IMC 2015: Sessions

Session 316: Historical Knowledge Networks in Global Perspective

Monday 6 July 2015, 16.30-18.00

Organisers:Georg Christ, School of Arts, Languages & Cultures, University of Manchester
Franz-Julius Morche, Leiden Institute for Area Studies (LIAS), Universiteit Leiden
Moderator/Chair:Hilde de Weerdt, Institute for Area Studies, Universiteit Leiden
Paper 316-aPolitical Elites and Intellectual History: Europe and China, 1200-1600
(Language: English)
Franz-Julius Morche, Leiden Institute for Area Studies (LIAS), Universiteit Leiden
Chu Ming-Kin, Leiden Institute for Area Studies (LIAS), Universiteit Leiden
Index terms: Daily Life, Mentalities, Political Thought, Social History
Paper 316-bThe Venetian Consular Network and Its Impact on the News-Sphere in Marino Sanuto's Diarii
(Language: English)
Georg Christ, School of Arts, Languages & Cultures, University of Manchester
Index terms: Genealogy and Prosopography, Manuscripts and Palaeography, Maritime and Naval Studies, Politics and Diplomacy
Paper 316-cPractica di mercature: Mercantile Knowledge between Up-To-Date News and Traditional Reference Material
(Language: English)
Kurt Weissen, Historisches Seminar, Ruprecht-Karls-Universität Heidelberg
Index terms: Economics - Trade, Law, Mentalities, Technology
Abstract

Despite a rising interest in political communication and the development of ‘news markets’ during the later medieval and early modern periods, few studies have considered the relationship between a rising access to political information and technological advancements in the dissemination of knowledge.

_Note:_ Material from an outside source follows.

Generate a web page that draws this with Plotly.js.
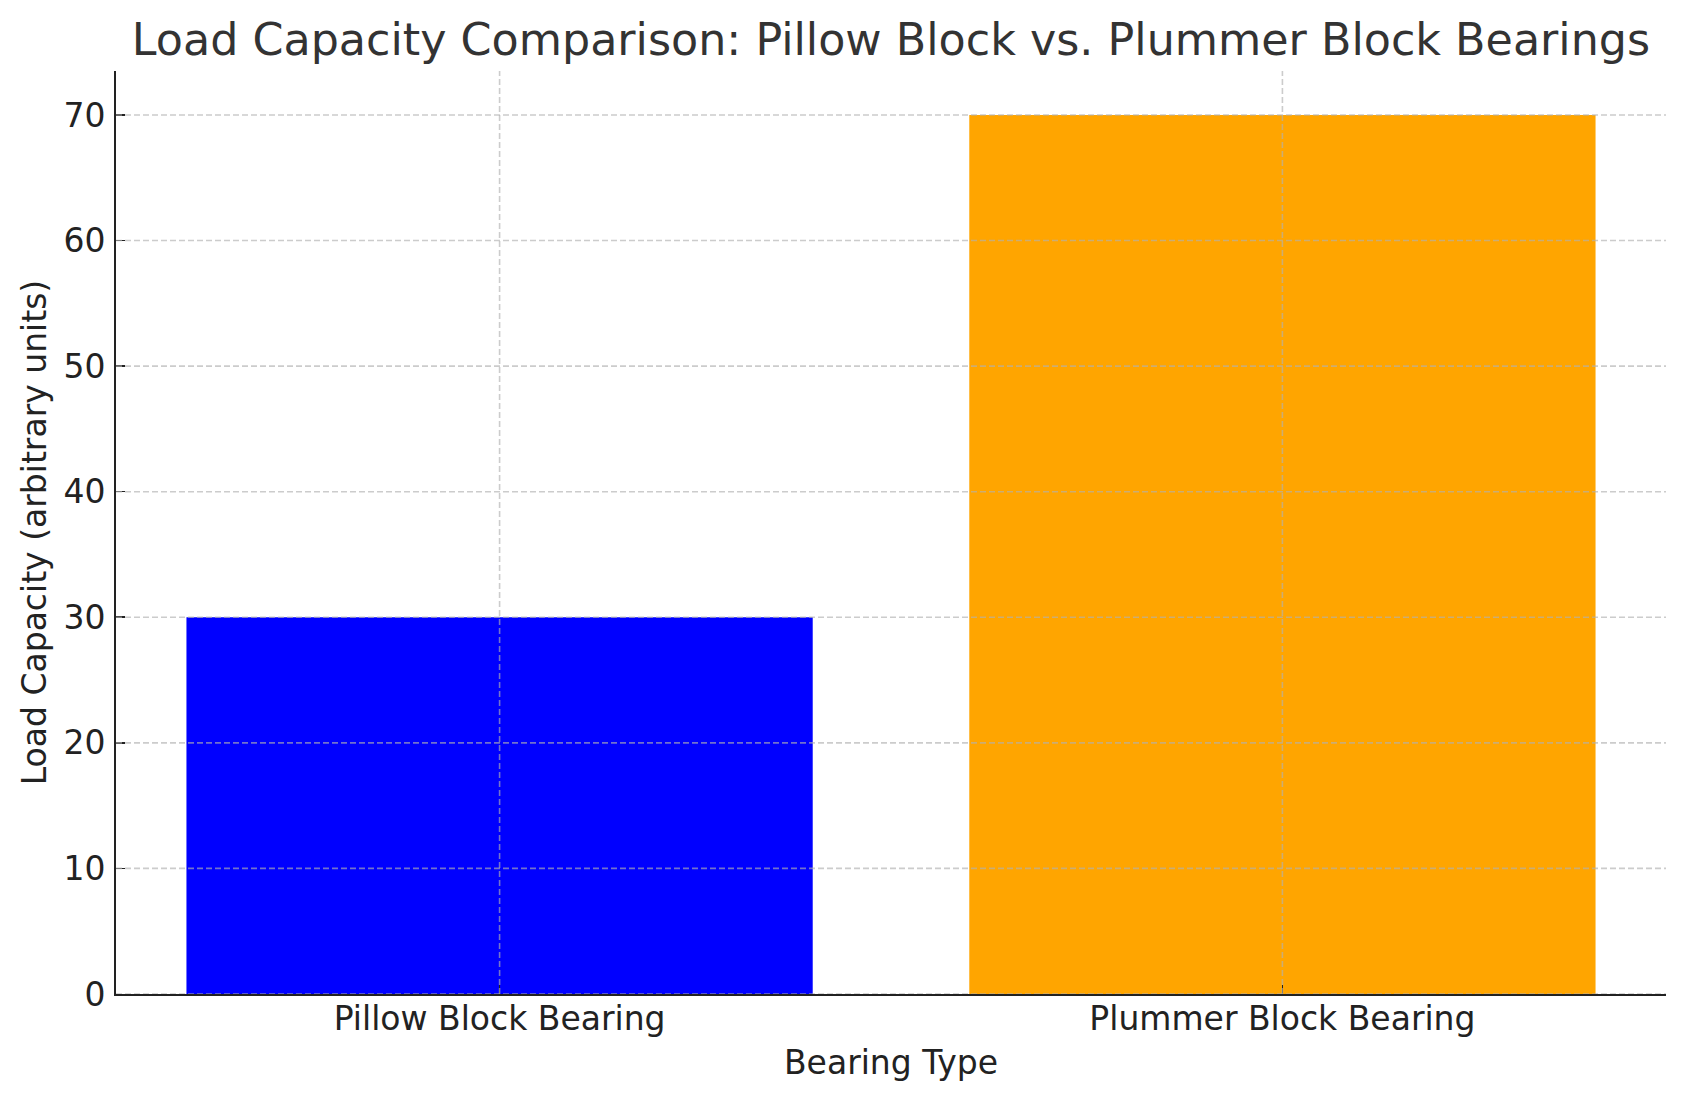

This panel seeks to engage a comparative perspective by investigating the complex relationship between producers and recipients of information in various historical and geographical contexts. Contributors are invited to consider questions such as: Is there a relationship between a widening of access to political information, the emergence of new societal spheres, and a rise in access to (scholarly) knowledge? What role does access to knowledge play in raising political awareness (and vice versa)? Is technological change a major factor in the enlargement of the ‘knowledge community’, or is it subordinate to institutional and political elements? To what extent can we observe an overlap between networks of political communication and networks of knowledge? How does the emergence of permanent diplomatic missions change the dynamics of information exchange with respect to both politics and science, and does official exchange supersede informal elite correspondence? Can we observe a shift from personal to impersonal communication in the dissemination of scholarly knowledge to equal degrees as occurring in the provision of political information with the emergence of purchasable newsletters? Are there global patterns in the development of information exchange, or do institutional and technological shifts always occur in specific regional contexts? Are there particular insights to be gained from cross-cultural exchange?